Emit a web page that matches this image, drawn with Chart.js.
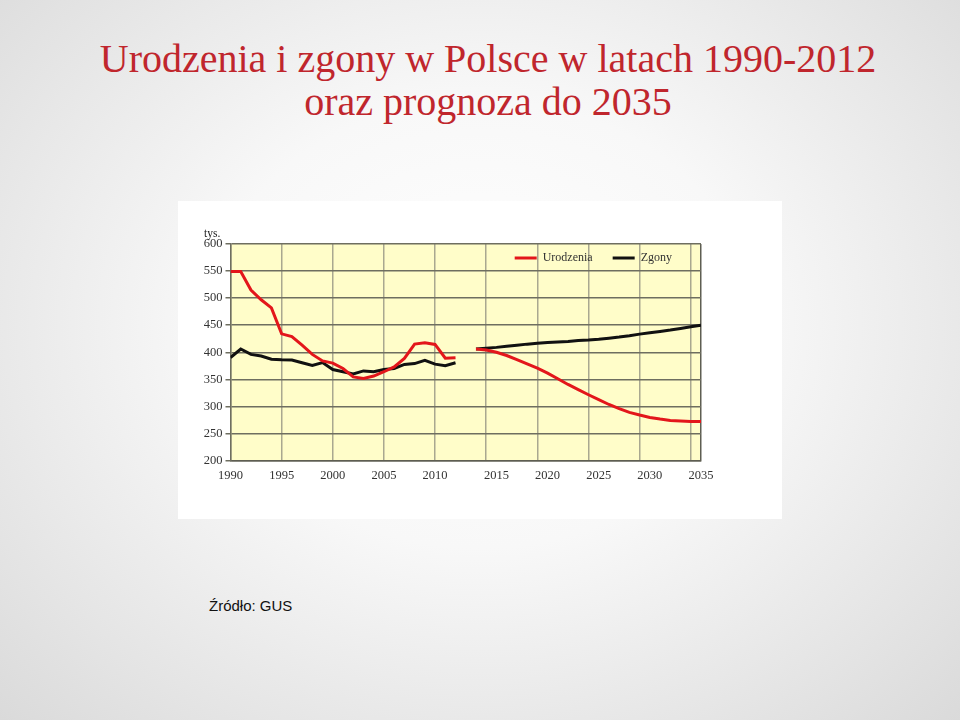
<!DOCTYPE html>
<html lang="pl">
<head>
<meta charset="utf-8">
<title>Urodzenia i zgony w Polsce</title>
<script src="https://cdn.jsdelivr.net/npm/chart.js"></script>
<style>
  html, body { margin: 0; padding: 0; }
  body {
    width: 960px; height: 720px; position: relative; overflow: hidden;
    background: radial-gradient(ellipse at 50% 45%, #ffffff 0%, #f8f8f8 40%, #dadada 100%);
  }
  #title {
    position: absolute; left: 8px; top: 37px; width: 960px;
    text-align: center; color: #c0262d;
    font-family: "Liberation Serif", serif; font-size: 40px; line-height: 43px;
  }
  #box {
    position: absolute; left: 178px; top: 201px; width: 604px; height: 318px;
    background: #ffffff;
  }
  #unit {
    position: absolute; left: 26px; top: 26px;
    font-family: "Liberation Serif", serif; font-size: 11.5px; color: #222;
  }
  #source {
    position: absolute; left: 209px; top: 597px;
    font-family: "Liberation Sans", sans-serif; font-size: 15px; color: #111;
  }
</style>
</head>
<body>
<div id="title">Urodzenia i zgony w Polsce w latach 1990-2012<br>oraz prognoza do 2035</div>
<div id="box">
  <canvas id="chart"></canvas>
  <span id="unit">tys.</span>
</div>
<div id="source">Źródło: GUS</div>
<script>
// lata obserwowane i prognoza (tys. osób)
const yearsHist = [1990, 1991, 1992, 1993, 1994, 1995, 1996, 1997, 1998, 1999, 2000, 2001,
                   2002, 2003, 2004, 2005, 2006, 2007, 2008, 2009, 2010, 2011, 2012];
const birthsHist = [549, 549, 515, 497, 482, 434, 429, 413, 396, 384, 380, 370,
                    354.5, 351.5, 356, 364, 373, 388.5, 415, 417.5, 414.5, 389, 390];
const deathsHist = [390, 406, 396, 393, 387, 386, 385.5, 380.5, 375.5, 381, 368, 364,
                    360, 365.5, 364, 368, 370, 377.5, 379, 385, 378, 375, 380.5];

const yearsForecast = [2013, 2014, 2015, 2016, 2017, 2018, 2019, 2020, 2021, 2022, 2023, 2024,
                       2025, 2026, 2027, 2028, 2029, 2030, 2031, 2032, 2033, 2034, 2035];
const birthsForecast = [406, 404, 400, 394, 386.5, 378.5, 370.5, 361.5, 351, 340.5, 331, 321.5,
                        312.5, 303.5, 296, 289, 284, 279.5, 276.5, 274, 273, 272, 272];
const deathsForecast = [406, 407.5, 409, 411, 413, 415, 416.5, 418, 419, 420, 421.5, 422.5,
                        424, 426, 428, 430.5, 433.5, 436, 438.5, 441, 444, 447, 450];

const xTickYears = [1990, 1995, 2000, 2005, 2010, 2015, 2020, 2025, 2030, 2035];
const yTicks = [200, 250, 300, 350, 400, 450, 500, 550, 600];

// the source chart leaves one empty year between the data and the forecast
const LAST_HIST = 2012;
function pos(year) { return year > LAST_HIST ? year + 1 : year; }
function yearAt(p) { return p > LAST_HIST + 1 ? p - 1 : p; }

function series(hist, forecast) {
    const pts = yearsHist.map((y, i) => ({ x: pos(y), y: hist[i] }));
    pts.push({ x: LAST_HIST + 1, y: null });
    yearsForecast.forEach((y, i) => pts.push({ x: pos(y), y: forecast[i] }));
    return pts;
}

const plotBg = {
    id: 'plotBg',
    beforeDraw(chart) {
        const a = chart.chartArea;
        const c = chart.ctx;
        c.save();
        c.fillStyle = '#fffdc9';
        c.fillRect(a.left, a.top, a.right - a.left, a.bottom - a.top);
        c.restore();
    }
};

// keep the legend inside the plot, top right, without taking layout space
const legendInside = {
    id: 'legendInside',
    beforeLayout(chart) {
        const lg = chart.legend;
        if (lg && !lg._inside) {
            const fit = lg.fit;
            lg.fit = function() { fit.call(this); this.height = 0; };
            lg._inside = true;
        }
    },
    afterLayout(chart) {
        const lg = chart.legend;
        if (!lg) return;
        lg.top = chart.chartArea.top - 12;
        lg.bottom = chart.chartArea.top + 40;
        lg.height = lg.bottom - lg.top;
        lg.right = chart.chartArea.right - 9;
    }
};

const serif = { family: 'Liberation Serif, serif', size: 12.5 };
const X_MIN = 1990, X_MAX = 2036;

new Chart(document.getElementById('chart'), {
    type: 'line',
    data: {
        datasets: [{
            label: 'Urodzenia',
            data: series(birthsHist, birthsForecast),
            borderColor: '#e3161b',
            backgroundColor: '#e3161b',
            borderWidth: 3,
            pointRadius: 0,
            tension: 0,
            spanGaps: false
        }, {
            label: 'Zgony',
            data: series(deathsHist, deathsForecast),
            borderColor: '#111111',
            backgroundColor: '#111111',
            borderWidth: 3,
            pointRadius: 0,
            tension: 0,
            spanGaps: false
        }]
    },
    options: {
        responsive: true,
        maintainAspectRatio: false,
        animation: false,
        layout: { padding: { top: 43, right: 81, left: 0, bottom: 0 } },
        plugins: {
            legend: {
                position: 'top',
                align: 'end',
                labels: {
                    usePointStyle: true,
                    pointStyle: 'line',
                    pointStyleWidth: 22,
                    font: { family: 'Liberation Serif, serif', size: 12 },
                    color: '#333',
                    padding: 20
                }
            },
            tooltip: { enabled: false }
        },
        scales: {
            x: {
                type: 'linear',
                min: X_MIN,
                max: X_MAX,
                afterBuildTicks: function(scale) {
                    scale.ticks = xTickYears.map(y => ({ value: y })).concat([{ value: X_MAX }]);
                },
                afterFit: function(scale) { scale.height = 0; },
                ticks: { display: false },
                grid: {
                    drawTicks: false,
                    lineWidth: 1.5,
                    color: ctx => ctx.tick && ctx.tick.value === X_MAX ? '#5e5e52' : '#a9a890'
                },
                border: { display: true, color: '#5e5e52', width: 1.5 }
            },
            xl: {
                type: 'linear',
                position: 'bottom',
                min: X_MIN,
                max: X_MAX,
                // forecast labels sit one year to the right of their grid lines, as in the source
                afterBuildTicks: function(scale) {
                    scale.ticks = xTickYears.map(y => ({ value: y > 2010 ? y + 1 : y }));
                },
                afterFit: function(scale) { scale.height = 58.5; },
                ticks: {
                    autoSkip: false,
                    maxRotation: 0,
                    padding: 0,
                    color: '#333',
                    font: serif,
                    callback: v => String(yearAt(v))
                },
                grid: { display: false },
                border: { display: false }
            },
            y: {
                min: 200,
                max: 600,
                afterBuildTicks: function(scale) {
                    scale.ticks = yTicks.map(v => ({ value: v }));
                },
                afterFit: function(scale) { scale.width = 52.5; },
                ticks: { color: '#333', font: serif, padding: 3 },
                grid: { color: '#6e6e60', lineWidth: 1.5, tickLength: 5 },
                border: { display: true, color: '#6e6e60', width: 1.5 }
            }
        }
    },
    plugins: [plotBg, legendInside]
});
</script>
</body>
</html>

============================================================

-- Exercise brief --
From the listing, copy each line containing the word "this".

-- Result below --
Emit a web page that matches this image, drawn with Chart.js.
            lg.fit = function() { fit.call(this); this.height = 0; };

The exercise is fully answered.